Avoiding landmines still uncleared from the 1990s, Butcher then follows Princip’s path eastwards over the mountains to school in Sarajevo. At every turn he finds memories of the dreadful war he covered as a younger man. He recalls the destruction of the beautiful old Ottoman bridge at Mostar by Bosnian Croats in 1993. He joins the annual commemoration of thousands of Bosnian Muslims who fled Srebrenica along a mountain path under fire from Bosnian Serbs, many dying along the way. At the same time 8,000 of their fellow citizens who remained in the town were summarily executed by the forces of Ratko Mladic, who is still on trial for the crime in The Hague.
Butcher muses on the earlier round of conflict during the second World War when the Nazis backed the nationalist Croatian Ustase while the Allies preferred Tito’s communist partisans (who formed in the same west Bosnian mountains where Princip grew up) to the nationalist Serb Chetniks. Beneath the peaceful surface he notes the telltale signs of a Bosnia still polarised by war, where rebuilt mosques and churches ostentatiously mark out the segregated communities.
Silence, ignorance and revulsion
The key to Princip's place in all this is his invisibility. Time and again Butcher is struck by the silence, ignorance or revulsion that greets his name. His own interest in the subject was aroused during the siege of Sarajevo when the memorial to Princip in the city was turned into a stagnant sewer, the martyr identified with the attacking Bosnian Serbs and an irredentist Slobodan Milosevic in Belgrade.
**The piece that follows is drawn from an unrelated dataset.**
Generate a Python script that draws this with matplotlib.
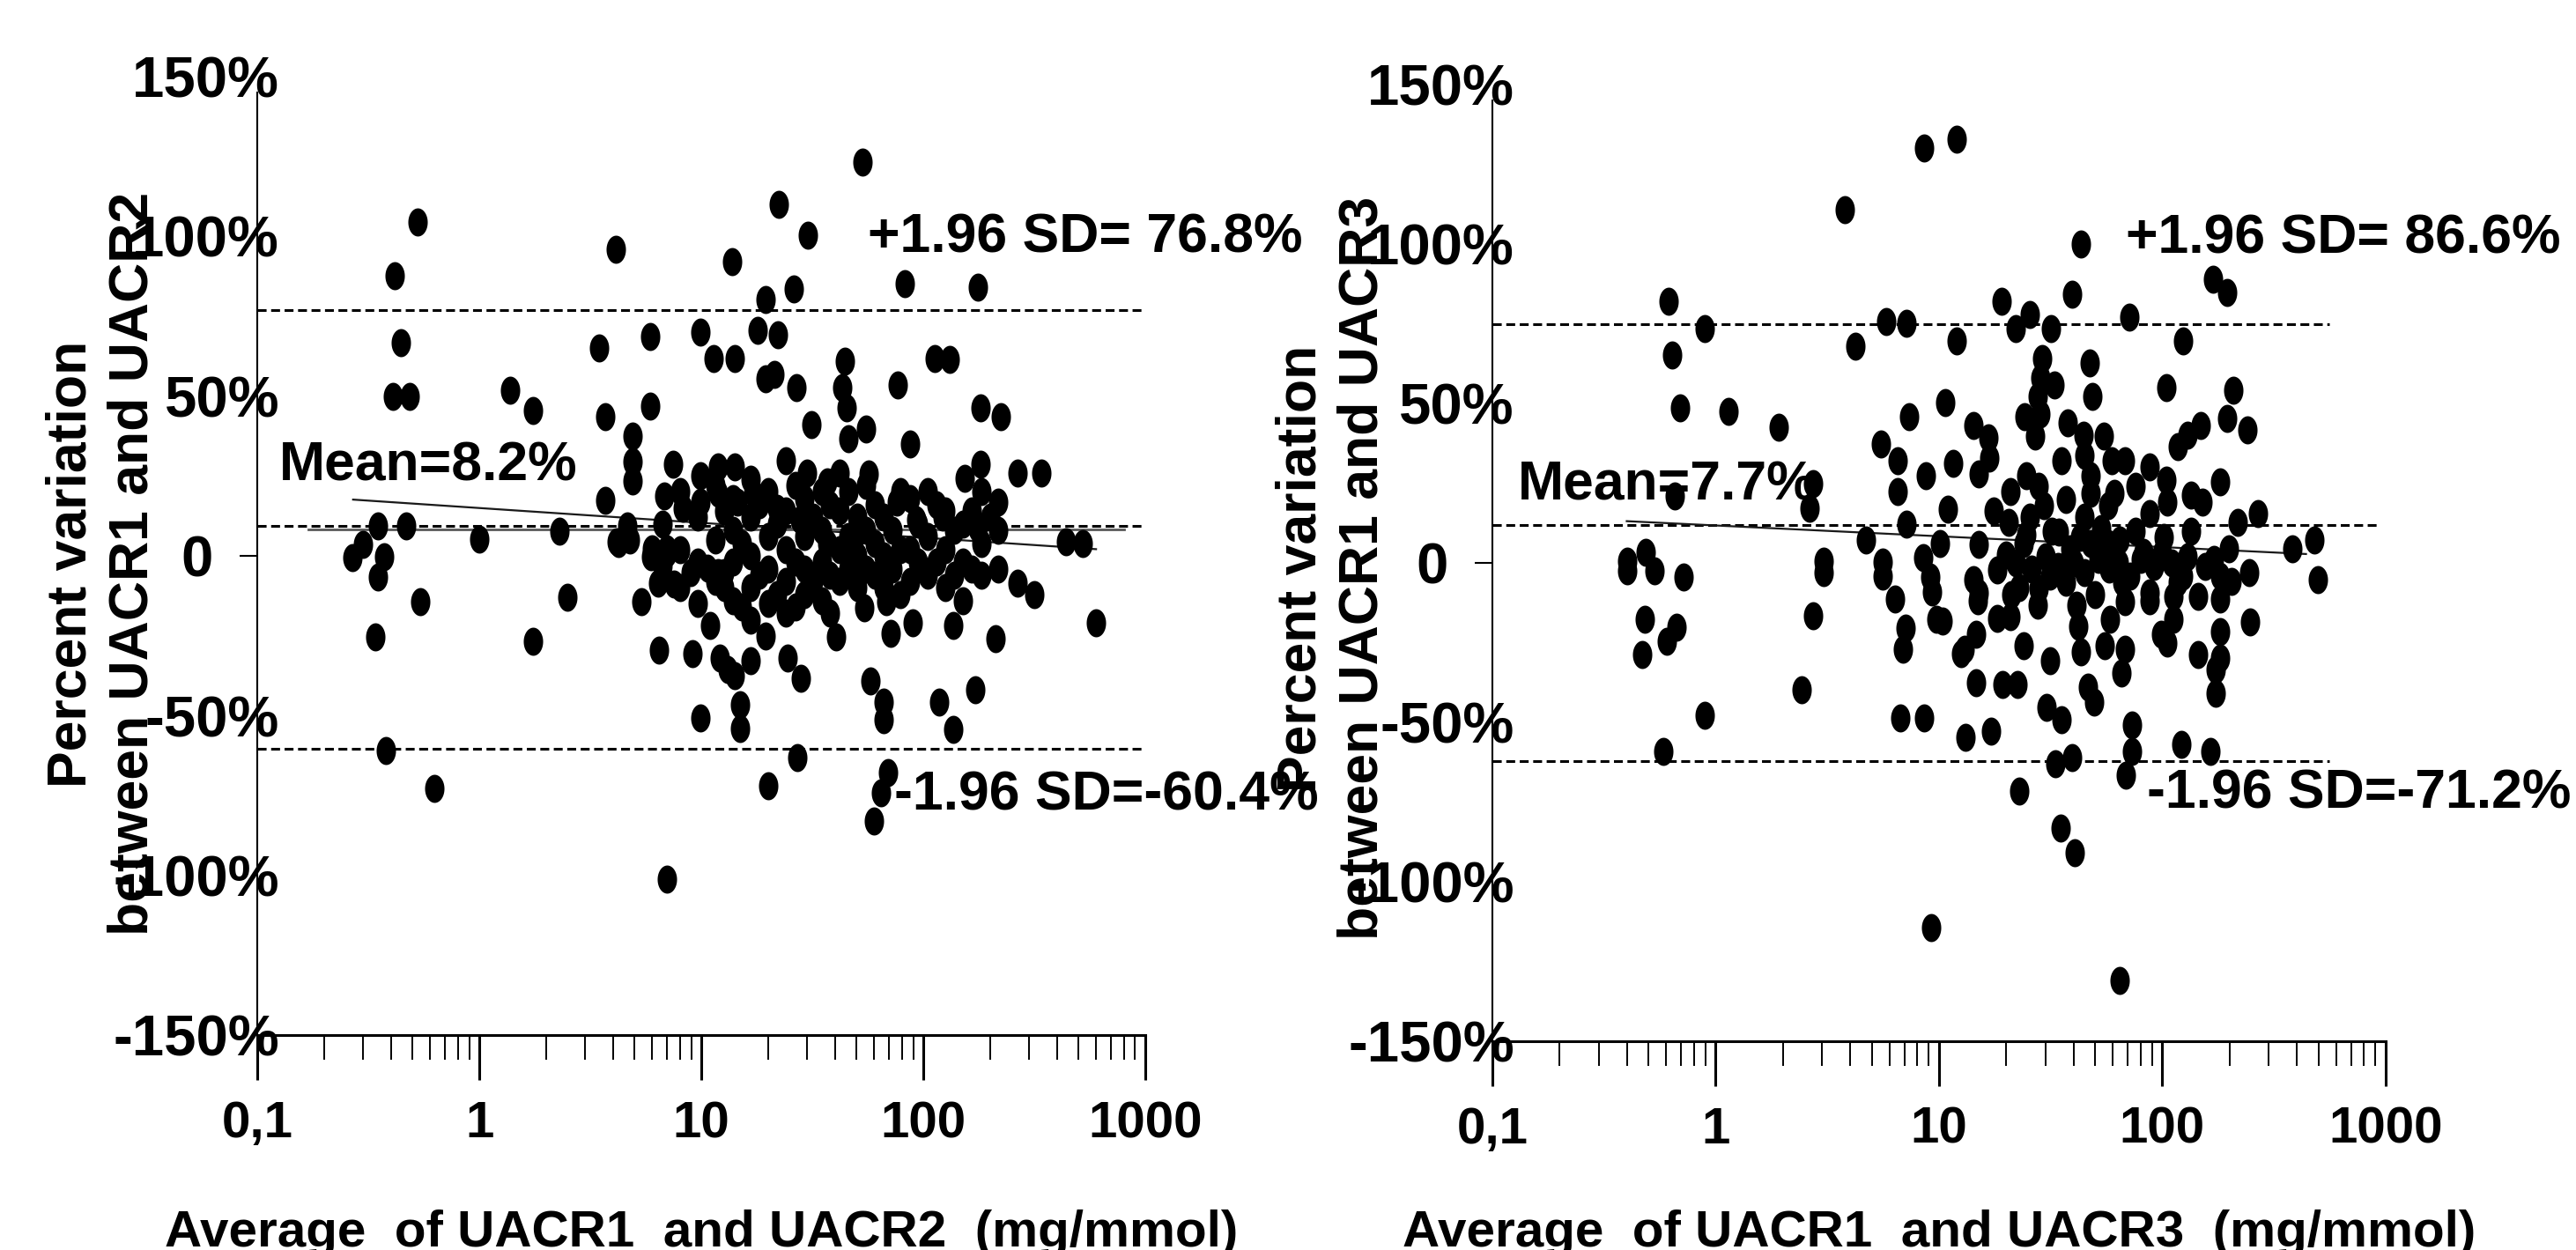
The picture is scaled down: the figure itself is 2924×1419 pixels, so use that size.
import numpy as np
import matplotlib
matplotlib.use('Agg')
import matplotlib.pyplot as plt
import matplotlib.transforms as mtransforms
from matplotlib.path import Path
from matplotlib import font_manager
from matplotlib.ticker import FixedLocator, LogLocator, NullFormatter

try:
    font_manager.findfont('Liberation Sans Narrow', fallback_to_default=False)
    NARROW = 'Liberation Sans Narrow'
except ValueError:
    NARROW = 'Liberation Sans'
FONT = 'Liberation Sans'

# ---- data (x = mg/mmol, y = % variation) ----
left_pts = [
    (0.527, 104.5), (0.416, 87.7), (4.12, 95.8), (13.8, 92.1), (0.442, 66.6),
    (0.407, 49.9), (0.484, 49.9), (1.37, 51.7), (1.75, 45.5), (3.46, 65.0),
    (5.86, 68.5), (9.94, 70.1), (11.4, 61.8), (3.68, 43.6), (5.86, 46.8),
    (4.92, 37.5), (4.92, 29.5), (4.92, 23.5), (7.43, 28.7), (3.68, 17.3),
    (6.78, 18.7), (8.27, 15.0), (9.94, 25.1), (9.94, 16.8), (11.9, 27.8),
    (0.349, 9.4), (0.467, 9.4), (1.0, 5.3), (2.29, 7.6), (4.63, 9.4),
    (4.22, 3.9), (11.9, 19.6), (5.98, 2.2), (7.0, 2.2),
    (0.30, 3.5), (0.268, -0.6), (0.371, -0.2), (0.349, -6.6), (0.544, -14.4),
    (0.341, -25.3), (2.50, -12.9), (1.75, -26.8), (4.16, 4.4), (4.77, 4.9),
    (5.39, -14.4), (5.91, -0.2), (7.0, 0.7), (6.38, -8.5), (7.55, -8.9),
    (8.93, -5.2), (10.7, -3.9), (11.9, -5.2), (11.0, -21.8), (6.42, -29.6),
    (9.12, -30.5), (12.1, -31.9), (9.94, -50.7), (0.38, -60.8), (0.628, -72.7),
    (7.0, -101.0),
    (53.1, 123.1), (22.3, 109.8), (30.3, 100.2), (26.2, 83.4), (19.5, 80.2),
    (82.5, 85.2), (176, 84.1), (17.9, 70.5), (22.2, 69.1), (14.1, 61.8),
    (19.5, 55.4), (21.4, 56.8), (26.9, 52.6), (44.5, 60.9), (43.1, 52.6),
    (45.2, 46.2), (76.4, 53.4), (113, 61.8), (132, 61.4), (31.3, 41.1),
    (87.1, 34.9), (181, 46.2), (223, 43.6), (55.1, 39.8), (45.8, 36.6),
    (266, 26.0), (340, 26.0), (24.1, 29.7), (14.1, 27.8), (29.9, 26.0),
    (37.0, 23.2), (56.8, 25.5), (181, 28.7), (153, 24.2), (218, 16.8),
    (76, 16.8), (22.0, 15.0), (27.7, 11.3), (17.2, 19.6), (14.6, 16.8),
    (441, 4.4), (521, 3.9), (92.7, 11.3), (122, 12.2), (176, 8.5),
    (48.8, 5.8), (37, 3.9),
    (19.5, -25.0), (40.6, -25.4), (71.4, -24.1), (54.2, -16.3), (67.8, -14.4),
    (89.8, -20.9), (136, -21.8), (211, -25.9), (266, -8.5), (315, -12.1),
    (598, -20.9), (16.7, -32.8), (14.1, -37.4), (15.0, -46.6), (15.0, -53.9),
    (24.5, -31.9), (28.1, -38.3), (57.7, -39.2), (66.2, -45.6), (66.5, -51.2),
    (118, -45.6), (136, -54.4), (171, -41.8), (13.1, -35.5), (12.7, -5.2),
    (27.1, -63.1), (20.1, -71.8), (69.3, -67.7), (64.2, -74.1), (60.1, -82.8),
]

# the solid black core of the left cloud
left_core = [
    (6.7, 10), (6.7, -3), (8.0, 20), (8.0, 2), (8.0, -10), (9.6, 12), (9.6, -2),
    (9.6, -15), (11.6, 22), (11.6, 5), (11.6, -8), (13.9, 18), (13.9, 8),
    (13.9, -2), (13.9, -14), (16.7, 24), (16.7, 12), (16.7, 0), (16.7, -10),
    (16.7, -20), (20.1, 20), (20.1, 6), (20.1, -4), (20.1, -15), (24.1, 14),
    (24.1, 2), (24.1, -8), (24.1, -18), (29, 18), (29, 6), (29, -4), (29, -12),
    (34.8, 20), (34.8, 8), (34.8, -2), (34.8, -14), (41.8, 26), (41.8, 14),
    (41.8, 2), (41.8, -8), (50.2, 12), (50.2, 0), (50.2, -10), (60.4, 16),
    (60.4, 4), (60.4, -6), (72.6, 8), (72.6, -4), (87.1, 18), (87.1, 2),
    (87.1, -8), (105, 20), (105, 6), (105, -6), (126, 14), (126, 2), (126, -10),
    (151, 10), (151, -2), (151, -14), (182, 20), (182, 4), (182, -6),
    (218, 8), (218, -4),
    (12.7, 14), (12.7, -10), (15.2, 4), (15.2, -16), (18.3, 16), (18.3, -6),
    (22, 10), (22, -12), (26.5, 22), (26.5, -2), (26.5, -16), (31.8, 12),
    (31.8, -8), (38, 16), (38, -6), (38, -18), (46, 20), (46, 6), (46, -4),
    (55, 22), (55, 8), (55, -4), (66, 12), (66, 0), (66, -10), (79, 20),
    (79, 2), (79, -12), (95, 10), (95, -2), (115, 16), (115, -2), (138, 8),
    (138, -6), (166, 14), (166, -4), (200, 12),
]

right_pts = [
    (8.59, 130.0), (12.0, 132.8), (3.79, 110.7), (0.617, 82.1), (0.897, 73.4),
    (0.637, 65.3), (0.691, 48.7), (1.14, 47.6), (1.91, 42.5), (4.21, 68.1),
    (5.78, 75.7), (7.14, 75.2), (12.0, 69.7), (19.0, 82.1), (10.7, 50.4),
    (7.33, 45.9), (5.49, 37.2), (6.53, 32.0), (8.73, 27.5), (11.6, 31.2),
    (6.53, 22.3), (11.0, 16.8), (14.3, 43.0), (16.6, 39.3), (16.8, 32.9),
    (15.1, 27.8), (2.72, 25.0), (2.64, 17.2), (0.656, 20.9), (7.16, 12.2),
    (4.72, 7.1), (10.1, 6.2), (15.1, 5.7), (17.6, 16.3), (0.488, 3.4),
    (0.40, 0.6), (3.04, 0.6), (5.6, 0.3), (8.5, 1.7),
    (0.40, -2.6), (0.533, -2.6), (0.716, -4.4), (0.483, -17.8), (0.469, -28.8),
    (0.670, -20.1), (0.603, -24.7), (0.581, -59.2), (0.897, -47.7), (3.04, -3.0),
    (2.72, -16.7), (2.43, -39.7), (5.61, -4.0), (6.33, -11.3), (7.1, -20.5),
    (6.89, -27.0), (9.1, -4.4), (9.33, -9.0), (9.76, -17.8), (14.3, -5.3),
    (15.1, -9.5), (18.2, -2.1), (18.2, -17.3), (14.7, -22.4), (12.6, -28.4),
    (14.7, -37.6), (19.3, -38.0), (6.69, -48.6), (8.59, -48.6), (13.1, -54.6),
    (17.1, -52.8), (9.25, -114.4),
    (43.2, 99.9), (39.5, 84.2), (168, 89.0), (196, 84.9), (22.1, 73.4),
    (25.5, 78.0), (31.8, 73.4), (29.0, 64.2), (28.5, 58.0), (71.0, 77.1),
    (124, 69.7), (47.1, 62.8), (48.5, 52.2), (33.0, 55.9), (27.7, 52.2),
    (104, 55.0), (208, 54.1), (196, 45.3), (240, 41.6), (24.2, 45.8),
    (28.5, 46.7), (26.9, 39.8), (37.6, 43.9), (35.3, 32.0), (44.4, 40.2),
    (45.0, 33.8), (54.8, 39.8), (59.2, 32.0), (67.8, 32.0), (24.6, 27.3),
    (20.8, 22.3), (47.8, 27.3), (47.8, 21.8), (60.9, 21.8), (104, 26.0),
    (117, 36.5), (130, 40.2), (149, 43.0), (181, 25.5), (151, 19.1),
    (134, 21.4), (105, 19.1), (20.5, 12.6), (25.4, 14.4), (29.5, 18.1),
    (34.3, 9.8), (45.0, 14.4), (53.2, 10.8), (87.7, 15.4), (269, 15.4),
    (217, 12.6), (478, 7.1), (381, 4.3), (199, 4.3), (19.9, 2.5),
    (24.6, 8.9), (64.7, 7.1), (82.4, 3.4), (38.7, 4.3), (47.8, 6.2),
    (497, -5.3), (247, -18.6), (10.4, -18.2), (14.9, -11.8), (20.8, -16.8),
    (13.0, -27.0), (22.4, -38.0), (23.9, -26.0), (22.8, -7.6), (27.7, -13.2),
    (31.3, -30.7), (30.4, -45.4), (35.3, -49.1), (43.1, -27.9), (46.4, -38.9),
    (49.4, -43.5), (41.1, -13.2), (31.3, -4.0), (58.2, -17.8), (67.8, -12.2),
    (67.8, -27.0), (65.8, -34.4), (73.1, -50.9), (73.1, -59.2), (68.9, -66.6),
    (39.3, -61.0), (33.3, -62.9), (22.8, -71.6), (35.1, -83.1), (40.6, -90.9),
    (64.7, -131.0), (122, -56.9), (164, -59.2), (173, -40.8), (173, -33.4),
    (144, -28.8), (181, -29.7), (105, -25.1), (99, -22.4), (112, -17.8),
    (112, -10.4), (87.7, -9.5), (144, -10.4), (181, -21.5), (181, -11.3),
    (181, -4.0), (205, -5.8), (245, -3.0), (124, -4.0),
]

# the solid black core of the right cloud
right_core = [
    (22, 0), (26, -2), (30, 2), (34, -1), (40, 0), (45, -3), (52, 1), (58, -2),
    (64, 0), (72, -4), (80, 1), (92, -1), (100, 3), (110, 0), (130, 2),
    (155, -1), (170, 1),
    (21, -10), (24, 6), (28, -8), (32, 10), (37, -6), (43, 8), (50, -10),
    (57, 6), (66, -6), (76, 10), (88, -12), (101, 8), (117, -6), (135, 10),
    (28, 24), (37, 20), (57, 18), (76, 24), (88, 30), (42, -20), (55, -26),
]

# reference lines: (y level, x end)
left_hlines = [(76.8, 1000), (9.5, 1000), (-60.4, 1000)]
right_hlines = [(75.0, 560), (12.0, 950), (-62.2, 560)]
left_mean_solid_x = [0.17, 800]
left_mean_solid_y = [8.2, 8.2]
left_reg_x = [0.27, 600]
left_reg_y = [17.6, 2.1]
right_reg_x = [0.40, 440]
right_reg_y = [13.1, 2.8]

left_texts = [('+1.96 SD= 76.8%', 56, 94.8), ('Mean=8.2%', 0.125, 23.7),
              ('-1.96 SD=-60.4%', 73.9, -79.6)]
right_texts = [('+1.96 SD= 86.6%', 68.6, 97.2), ('Mean=7.7%', 0.130, 19.9),
               ('-1.96 SD=-71.2%', 85.3, -76.8)]

xticks = [0.1, 1, 10, 100, 1000]
xticklabels = ['0,1', '1', '10', '100', '1000']
yticks = [-150, -100, -50, 0, 50, 100, 150]
yticklabels = ['-150%', '-100%', '-50%', '0', '50%', '100%', '150%']

# vertically stretched dot, as in the scan
t = np.linspace(0, 2 * np.pi, 64)
dot = Path(np.column_stack([0.69 * np.cos(t), np.sin(t)]), closed=True)

fig = plt.figure(figsize=(29.24, 14.19), dpi=100)
ax1 = fig.add_axes([0.0999, 0.1716, 0.3447, 0.7674])
ax2 = fig.add_axes([0.5793, 0.1670, 0.3468, 0.7653])

dash = (0, (3.3, 1.7))


def setup(ax):
    ax.set_xscale('log')
    ax.set_xlim(0.1, 1000)
    ax.set_ylim(-150, 150)
    ax.spines['top'].set_visible(False)
    ax.spines['right'].set_visible(False)
    ax.spines['left'].set_linewidth(1.5)
    ax.spines['left'].set_bounds(-150, 145)
    ax.spines['bottom'].set_linewidth(2.2)
    ax.xaxis.set_major_locator(FixedLocator(xticks))
    ax.xaxis.set_minor_locator(LogLocator(base=10, subs=np.arange(2, 10)))
    ax.xaxis.set_minor_formatter(NullFormatter())
    ax.set_xticklabels(xticklabels, fontfamily=FONT, fontweight='bold', fontsize=42)
    ax.tick_params(axis='x', which='major', direction='out', length=37, width=2.2, pad=16)
    ax.tick_params(axis='x', which='minor', direction='out', length=20, width=1.4)
    ax.yaxis.set_major_locator(FixedLocator(yticks))
    ax.tick_params(axis='y', which='major', direction='out', length=14.4, width=1.5, pad=21.6)
    ax.set_yticklabels(yticklabels, fontfamily=NARROW, fontweight='bold', fontsize=47)
    shift = mtransforms.ScaledTranslation(0.75, 0, fig.dpi_scale_trans)
    for tick, val in zip(ax.yaxis.get_major_ticks(), yticks):
        if val != 0:
            tick.tick1line.set_visible(False)
            tick.label1.set_transform(tick.label1.get_transform() + shift)


for ax, pts, hl, reg_x, reg_y, texts in [
        (ax1, left_pts + left_core, left_hlines, left_reg_x, left_reg_y, left_texts),
        (ax2, right_pts + right_core, right_hlines, right_reg_x, right_reg_y, right_texts)]:
    setup(ax)
    arr = np.array(pts)
    for yv, xend in hl:
        ax.plot([0.1, xend], [yv, yv], color='black', lw=2.2, linestyle=dash, zorder=2)
    ax.plot(reg_x, reg_y, color='0.1', lw=1.6, zorder=3)
    ax.plot(arr[:, 0], arr[:, 1], linestyle='none', marker=dot, markersize=23,
            markerfacecolor='black', markeredgewidth=0, zorder=4, clip_on=False)
    for s, tx, ty in texts:
        ax.text(tx, ty, s, fontfamily=FONT, fontweight='bold', fontsize=45,
                ha='left', va='baseline', zorder=5)

ax1.plot(left_mean_solid_x, left_mean_solid_y, color='0.35', lw=2.0, zorder=3)

# axis titles
fig.text(0.0397, 0.549, 'Percent variation\nbetween UACR1 and UACR2', rotation=90,
         ha='center', va='center', multialignment='center', linespacing=1.25,
         fontfamily=FONT, fontweight='bold', fontsize=45)
fig.text(0.5171, 0.5455, 'Percent variation\nbetween UACR1 and UACR3', rotation=90,
         ha='center', va='center', multialignment='center', linespacing=1.25,
         fontfamily=FONT, fontweight='bold', fontsize=45)
fig.text(0.0999 + 0.3447 / 2, 0.003, 'Average  of UACR1  and UACR2  (mg/mmol)',
         ha='center', va='baseline', fontfamily=FONT, fontweight='bold', fontsize=42)
fig.text(0.5793 + 0.3468 / 2, 0.003, 'Average  of UACR1  and UACR3  (mg/mmol)',
         ha='center', va='baseline', fontfamily=FONT, fontweight='bold', fontsize=42)

fig.savefig('out.png', dpi=100)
Twenty years later, however, when Butcher joins a Bosnian Serb audience enjoying, bizarrely, a concert by the British rock group Franz Ferdinand, few recognise the photograph of Princip projected on to the stage set.
This may seem surprising. But, as Butcher reminds us, Princip’s goal was not a Greater Serbia but a Bosnia freed from the Habsburgs.
No Pádraig Pearse, he left only scattered clues about why he so detested the Austro-Hungarians as the new rulers who had replaced the Ottoman Turks. But he was typical of a period when Europe was awash with young men (and sometimes women) who burned with a sense of injustice and believed they could realise by a single, intoxicating act of violence the gospel of romantic nationalism, socialism or anarchism.
For historians the critical issue has been Serb responsibility, because Austria-Hungary accused Serbia of hatching the plot and decided (with German support) to eliminate Serbia as an independent state. This turned a regional issue into a quarrel over the continental balance of power, provoking the Great War.
It has long been known that hard-line Serb nationalists were supportive when Princip came to Belgrade looking for arms for the assassination, though the Serb government knew nothing about it and was appalled at the outcome. But the conspirators comprised Bosnians from all the country’s groups, Croats and Muslims as well as Serbs, and their ideal was some version of a multiethnic South Slav state.
It is small wonder that the heyday of Princip’s cult was in Tito’s Yugoslavia. The nationalist fragmentation that followed was the opposite of what he imagined. By the same token, although the Habsburgs blamed the Serbs, their real problem was the national tension in the Bosnia they had chosen to annex. Only the acts of others turned Princip into the “trigger” of the first World War.
John Horne is professor of modern European history at Trinity College Dublin.